> **Problem details**
Your output is the lines from the first one to the one containing "import pandas as pd", repeated exactly, with images left out.

> **Listing**
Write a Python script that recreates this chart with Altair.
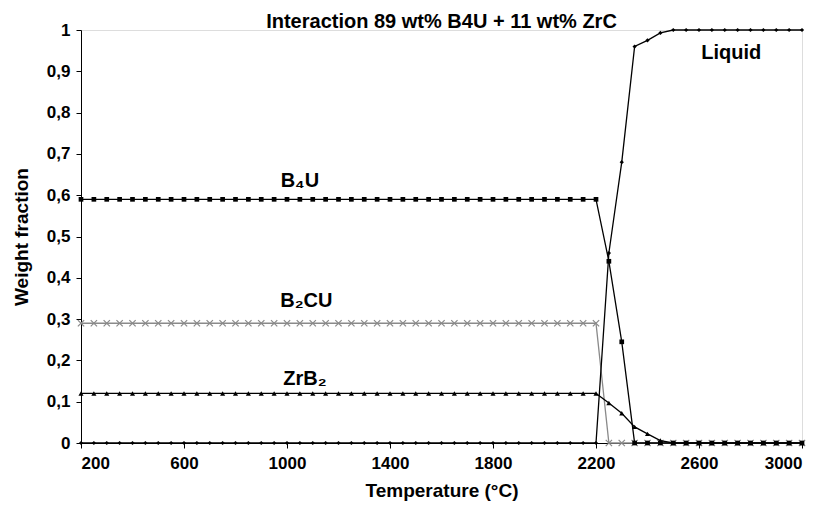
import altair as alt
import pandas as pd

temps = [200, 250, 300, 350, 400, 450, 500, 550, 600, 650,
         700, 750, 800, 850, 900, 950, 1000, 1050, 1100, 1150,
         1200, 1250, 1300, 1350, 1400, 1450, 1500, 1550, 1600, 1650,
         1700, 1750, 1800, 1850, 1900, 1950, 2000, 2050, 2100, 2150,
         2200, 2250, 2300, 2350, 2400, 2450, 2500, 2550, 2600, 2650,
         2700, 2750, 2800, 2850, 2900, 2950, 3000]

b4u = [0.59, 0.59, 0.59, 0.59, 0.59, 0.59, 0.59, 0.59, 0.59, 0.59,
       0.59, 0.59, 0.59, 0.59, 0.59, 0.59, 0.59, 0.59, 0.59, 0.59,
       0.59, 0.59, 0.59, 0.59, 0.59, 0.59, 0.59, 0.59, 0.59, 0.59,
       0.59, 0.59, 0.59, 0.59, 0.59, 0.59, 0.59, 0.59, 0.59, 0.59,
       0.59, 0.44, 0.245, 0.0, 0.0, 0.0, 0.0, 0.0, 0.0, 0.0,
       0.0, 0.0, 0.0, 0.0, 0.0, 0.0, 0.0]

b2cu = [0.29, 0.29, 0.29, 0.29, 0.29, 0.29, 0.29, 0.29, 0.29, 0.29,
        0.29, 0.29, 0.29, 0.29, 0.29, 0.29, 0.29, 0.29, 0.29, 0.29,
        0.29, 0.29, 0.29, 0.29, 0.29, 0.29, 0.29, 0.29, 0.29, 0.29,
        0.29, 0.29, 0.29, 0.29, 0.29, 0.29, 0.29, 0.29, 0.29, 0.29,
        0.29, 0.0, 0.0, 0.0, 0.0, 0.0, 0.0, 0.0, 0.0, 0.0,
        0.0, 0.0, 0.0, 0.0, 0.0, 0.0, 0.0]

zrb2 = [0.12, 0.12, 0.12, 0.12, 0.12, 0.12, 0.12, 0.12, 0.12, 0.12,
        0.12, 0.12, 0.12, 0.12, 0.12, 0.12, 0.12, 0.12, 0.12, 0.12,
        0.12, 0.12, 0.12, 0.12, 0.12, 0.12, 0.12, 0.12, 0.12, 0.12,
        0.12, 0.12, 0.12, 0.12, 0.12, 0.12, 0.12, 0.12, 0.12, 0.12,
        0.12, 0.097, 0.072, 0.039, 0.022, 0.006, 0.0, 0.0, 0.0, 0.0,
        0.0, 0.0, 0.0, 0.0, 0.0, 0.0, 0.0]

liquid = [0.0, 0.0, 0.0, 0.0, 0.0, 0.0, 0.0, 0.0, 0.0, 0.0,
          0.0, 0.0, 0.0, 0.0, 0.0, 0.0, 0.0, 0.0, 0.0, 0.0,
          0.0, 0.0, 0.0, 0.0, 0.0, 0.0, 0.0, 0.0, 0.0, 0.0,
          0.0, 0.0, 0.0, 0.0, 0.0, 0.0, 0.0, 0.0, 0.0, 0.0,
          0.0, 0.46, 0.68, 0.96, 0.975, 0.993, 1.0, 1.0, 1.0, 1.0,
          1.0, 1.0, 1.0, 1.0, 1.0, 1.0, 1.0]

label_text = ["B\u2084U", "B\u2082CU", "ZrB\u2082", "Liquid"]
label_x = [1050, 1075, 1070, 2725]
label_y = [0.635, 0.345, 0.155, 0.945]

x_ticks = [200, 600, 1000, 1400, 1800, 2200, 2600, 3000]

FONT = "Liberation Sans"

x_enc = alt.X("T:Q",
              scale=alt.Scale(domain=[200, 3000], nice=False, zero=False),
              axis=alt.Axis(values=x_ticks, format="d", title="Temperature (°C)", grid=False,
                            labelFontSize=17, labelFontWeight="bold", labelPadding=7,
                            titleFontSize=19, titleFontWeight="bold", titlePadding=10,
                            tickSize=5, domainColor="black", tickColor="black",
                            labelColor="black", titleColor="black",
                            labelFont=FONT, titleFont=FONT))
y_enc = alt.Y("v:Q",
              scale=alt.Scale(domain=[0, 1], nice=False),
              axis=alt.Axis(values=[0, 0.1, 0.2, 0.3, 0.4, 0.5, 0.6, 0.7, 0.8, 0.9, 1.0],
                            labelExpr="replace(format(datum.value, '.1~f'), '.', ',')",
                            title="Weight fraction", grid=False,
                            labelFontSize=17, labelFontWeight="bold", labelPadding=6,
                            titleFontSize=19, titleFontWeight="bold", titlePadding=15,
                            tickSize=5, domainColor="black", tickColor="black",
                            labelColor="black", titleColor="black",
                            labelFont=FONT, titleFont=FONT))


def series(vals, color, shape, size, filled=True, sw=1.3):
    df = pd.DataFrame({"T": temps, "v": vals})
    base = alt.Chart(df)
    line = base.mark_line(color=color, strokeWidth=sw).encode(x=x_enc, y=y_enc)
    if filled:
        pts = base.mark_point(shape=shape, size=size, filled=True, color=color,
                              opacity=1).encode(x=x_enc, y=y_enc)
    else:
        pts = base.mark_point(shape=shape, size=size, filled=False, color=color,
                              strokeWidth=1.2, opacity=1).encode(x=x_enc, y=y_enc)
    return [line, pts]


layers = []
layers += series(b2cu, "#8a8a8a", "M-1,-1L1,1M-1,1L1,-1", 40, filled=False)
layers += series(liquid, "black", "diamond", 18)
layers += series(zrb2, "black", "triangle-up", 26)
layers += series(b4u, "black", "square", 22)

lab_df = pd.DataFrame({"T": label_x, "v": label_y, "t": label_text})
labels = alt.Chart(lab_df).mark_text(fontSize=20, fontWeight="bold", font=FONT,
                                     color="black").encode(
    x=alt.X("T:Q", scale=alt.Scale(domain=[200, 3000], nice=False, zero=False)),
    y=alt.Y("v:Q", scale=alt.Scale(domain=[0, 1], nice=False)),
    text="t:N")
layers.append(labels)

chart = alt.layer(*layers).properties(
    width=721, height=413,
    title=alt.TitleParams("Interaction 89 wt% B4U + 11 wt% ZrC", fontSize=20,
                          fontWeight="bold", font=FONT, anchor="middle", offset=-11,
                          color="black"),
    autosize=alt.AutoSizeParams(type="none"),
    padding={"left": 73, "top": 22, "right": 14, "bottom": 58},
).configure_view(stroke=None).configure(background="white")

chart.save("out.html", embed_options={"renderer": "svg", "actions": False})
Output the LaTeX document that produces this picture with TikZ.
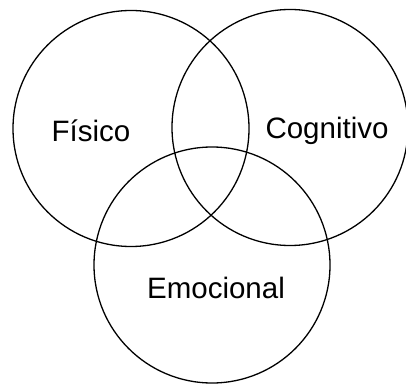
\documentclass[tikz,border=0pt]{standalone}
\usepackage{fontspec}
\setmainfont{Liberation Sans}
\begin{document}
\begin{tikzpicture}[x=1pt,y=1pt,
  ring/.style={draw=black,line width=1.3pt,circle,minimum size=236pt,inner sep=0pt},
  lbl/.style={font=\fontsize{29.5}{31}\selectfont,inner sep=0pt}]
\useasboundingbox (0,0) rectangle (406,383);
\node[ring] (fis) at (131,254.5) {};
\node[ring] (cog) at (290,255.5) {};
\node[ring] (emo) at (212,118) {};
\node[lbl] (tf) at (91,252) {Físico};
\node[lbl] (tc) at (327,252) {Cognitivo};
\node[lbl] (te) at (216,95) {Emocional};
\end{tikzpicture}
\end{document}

> **Result of the exercise**
Write a Python script that recreates this chart with Altair.
import altair as alt
import pandas as pd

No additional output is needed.